For a multithreaded program some more rules apply:

C++

In the case of C++, you need to be especially careful not to store pointers to the garbage-collected heap in areas that are not traced by the collector. The collector includes some alternate interfaces to make that easier.

Debugging

Additional debug checks can be performed by defining GC_DEBUG before including gc.h. Additional options are available if the collector is also built with --enable-gc-debug (--enable-full-debug in some older versions) and all allocations are performed with GC_DEBUG defined.

What if I can't rewrite/recompile my program?

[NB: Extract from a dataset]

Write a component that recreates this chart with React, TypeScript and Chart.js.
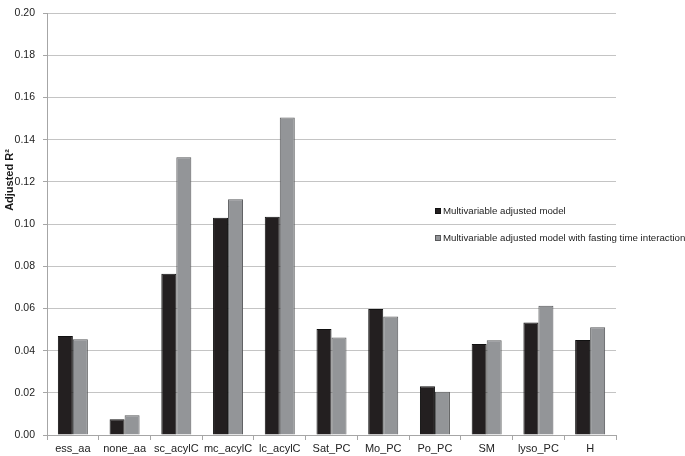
import React, { useEffect, useRef } from "react";
import { Chart, registerables } from "chart.js";

Chart.register(...registerables);

const categories = ["ess_aa", "none_aa", "sc_acylC", "mc_acylC", "lc_acylC", "Sat_PC", "Mo_PC", "Po_PC", "SM", "lyso_PC", "H"];
const modelValues = [0.047, 0.0075, 0.0765, 0.103, 0.1035, 0.0503, 0.0598, 0.0231, 0.0431, 0.0533, 0.0451];
const fastingValues = [0.0454, 0.0094, 0.1317, 0.1118, 0.1506, 0.0462, 0.0562, 0.0205, 0.0449, 0.0613, 0.0511];
const seriesLabels = ["Multivariable adjusted model", "Multivariable adjusted model with fasting time interaction"];
const yTitle = "Adjusted R²";

const FONT = '"Liberation Sans", Arial, sans-serif';

const overlayPlugin = {
  id: "overlay",
  afterDraw(chart: any) {
    const ctx = chart.ctx as CanvasRenderingContext2D;
    ctx.save();
    // y-axis title
    ctx.fillStyle = "#1a1a1a";
    ctx.font = `bold 11px ${FONT}`;
    ctx.translate(10, 180);
    ctx.rotate(-Math.PI / 2);
    ctx.textAlign = "center";
    ctx.textBaseline = "middle";
    ctx.fillText(yTitle, 0, 0);
    ctx.restore();

    // legend
    ctx.save();
    ctx.font = `9.7px ${FONT}`;
    ctx.textBaseline = "middle";
    ctx.textAlign = "left";
    const ys = [211, 238];
    chart.data.datasets.forEach((ds: any, i: number) => {
      const y = ys[i];
      ctx.fillStyle = ds.backgroundColor;
      ctx.fillRect(435, y - 3, 6, 6);
      ctx.strokeStyle = ds.borderColor;
      ctx.lineWidth = 1;
      ctx.strokeRect(435.5, y - 2.5, 5, 5);
      ctx.fillStyle = "#222222";
      ctx.fillText(ds.label, 443, y + 0.5);
    });
    ctx.restore();
  },
};

export default function App() {
  const ref = useRef<HTMLCanvasElement | null>(null);
  useEffect(() => {
    if (!ref.current) return;
    const chart = new Chart(ref.current, {
      type: "bar",
      data: {
        labels: categories,
        datasets: [
          {
            label: seriesLabels[0],
            data: modelValues,
            backgroundColor: "#231f20",
            borderColor: "#111111",
            borderWidth: 1,
            categoryPercentage: 0.58,
            barPercentage: 1.0,
          },
          {
            label: seriesLabels[1],
            data: fastingValues,
            backgroundColor: "#939598",
            borderColor: "#58595b",
            borderWidth: 1,
            categoryPercentage: 0.58,
            barPercentage: 1.0,
          },
        ],
      },
      options: {
        animation: false,
        responsive: false,
        maintainAspectRatio: false,
        devicePixelRatio: 1,
        layout: { padding: { top: 0, right: 69, left: 0, bottom: 0 } },
        plugins: {
          legend: { display: false },
          tooltip: { enabled: false },
          title: { display: false },
        },
        scales: {
          x: {
            afterFit(scale: any) {
              scale.height = 21;
            },
            grid: {
              display: true,
              drawOnChartArea: false,
              offset: true,
              tickLength: 5,
              color: "#a6a6a6",
            },
            border: { display: true, color: "#a6a6a6" },
            ticks: {
              color: "#222222",
              font: { family: FONT, size: 11, lineHeight: 1.2 },
              padding: 2,
              maxRotation: 0,
              autoSkip: false,
            },
          },
          y: {
            min: 0,
            max: 0.2,
            afterFit(scale: any) {
              scale.width = 47;
            },
            grid: {
              color: "#c4c4c4",
              tickLength: 4,
              tickColor: "#a6a6a6",
            },
            border: { display: true, color: "#a6a6a6" },
            ticks: {
              stepSize: 0.02,
              color: "#222222",
              padding: 8,
              font: { family: FONT, size: 10.5, lineHeight: 1 },
              callback: (v: any) => Number(v).toFixed(2),
            },
          },
        },
      },
      plugins: [overlayPlugin],
    });
    return () => chart.destroy();
  }, []);
  return (
    <div style={{ position: "absolute", left: 0, top: 0, width: 685, height: 456, background: "#ffffff" }}>
      <canvas ref={ref} width={685} height={456} style={{ width: 685, height: 456, display: "block" }} />
    </div>
  );
}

You may be able to build the collector with --enable-redirect-malloc and set the LD_PRELOAD environment variable to point to the resulting library, thus replacing the standard malloc with its garbage-collected counterpart. This is rather platform dependent. See the leak detection documentation for some more details.

Compiling and linking

The above application loop.c test program can be compiled and linked with
cc -I/home/xyz/gc/include loop.c /home/xyz/gc/lib/libgc.a -o loop
The -I option directs the compiler to the right include directory. In this case, we list the static library directly on the compile line; the dynamic library could have been used instead, provided we arranged for the dynamic loader to find it, e.g. by setting LD_LIBRARY_PATH.

Threads

On pthread platforms, you will of course also have to link with -lpthread, and compile with any thread-safety options required by your compiler. On some platforms, you may also need to link with -ldl or -lrt. Looking at threadlibs.c in the GC build directory should give you the appropriate list if a plain -lpthread doesn't work.

Running the executable

The executable can of course be run normally, e.g. by typing
./loop
The operation of the collector is affected by a number of environment variables. For example, setting GC_PRINT_STATS produces some GC statistics on stdout. See README.environment in the distribution for details.